だからこそ、家族でルールを決めて「コンフォートゾーン(自分が心地よいと感じる状態)」から抜け出す習慣を身に付けましょう。
GRITを発揮した主人公がいる小説を読む
最後に少し飛び道具的ですが、「小説を読む」というアプローチを紹介しておきます。
親がロールモデルになって最後までやり遂げる姿勢を見せる、ということは先に書いた通りです。
ただ親以外にももちろんロールモデルを持つことは可能です。
*ただベースは親なのでそこは注意
親以外のロールモデルの一つが「物語の主人公」です。
データをなどを用いた難しい説明よりもあなたの昔を思い出していただく方が早いでしょう。
小説や漫画の主人公のセリフを思い出して、辞めかかったことを思いとどまり最後までやり遂げた経験はないでしょうか?
もしそういった経験がある方は共感していただけると思いますが、何かに挑戦してやり遂げる内容が含まれた小説や伝記は、潜在意識にGRITの重要性を植え付けるのです。
ちなみに6分間の読書で68%のストレスが軽減されるというデータもあるので、子供に読書習慣を身に付けてもらうことは複数の面で有用です。
GRITを測る「グリットスケール」
GRITを身につける方法を紹介してきましたが、「うちの子(もしくは親自身)、GRITがどれくらい身についたんだろう?」と計測面での懸念を抱える方もいらっしゃるでしょう。
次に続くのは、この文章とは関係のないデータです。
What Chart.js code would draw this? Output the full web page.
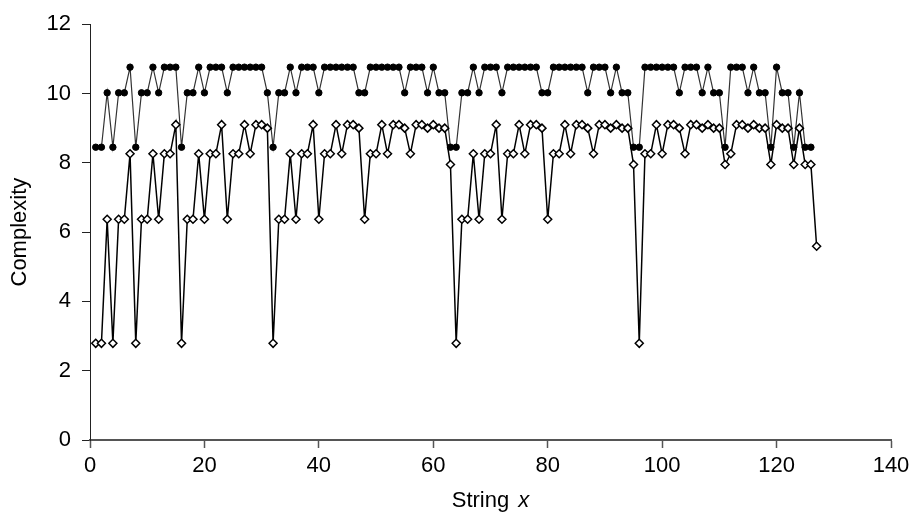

最後に、「グリット・スケール」というGRITを計測できるフレームを紹介します。
「グリット・スケール」では、下記のような質問に回答していきます。
- Q)新しいアイデアが出てくると、そちらに気を取られてしまう
- Q)挫折してもめげないし、簡単には諦めない
- Q)重要だと思う目標を挫折しても乗り越えた達成した
このような質問合計10問に対して、それぞれ5段階で回答していくとあなたの「グリットスコア」が計測されるのです。
*こちらのページで「グリット・スケール」にチャレンジすることができます
*英語なのでDeepLなどで翻訳してみてください
まとめ
いかがでしたでしょうか?
・GRITの定義
・GRITの重要性
・GRITを伸ばす方法
をご理解いただけたでしょうか?
先述のように、GRITは他の非認知能力とセットになって初めて本領を発揮します。
是非、非認知能力についても学び、お子さんの”生きる力”をバランスよく伸ばしてあげてください。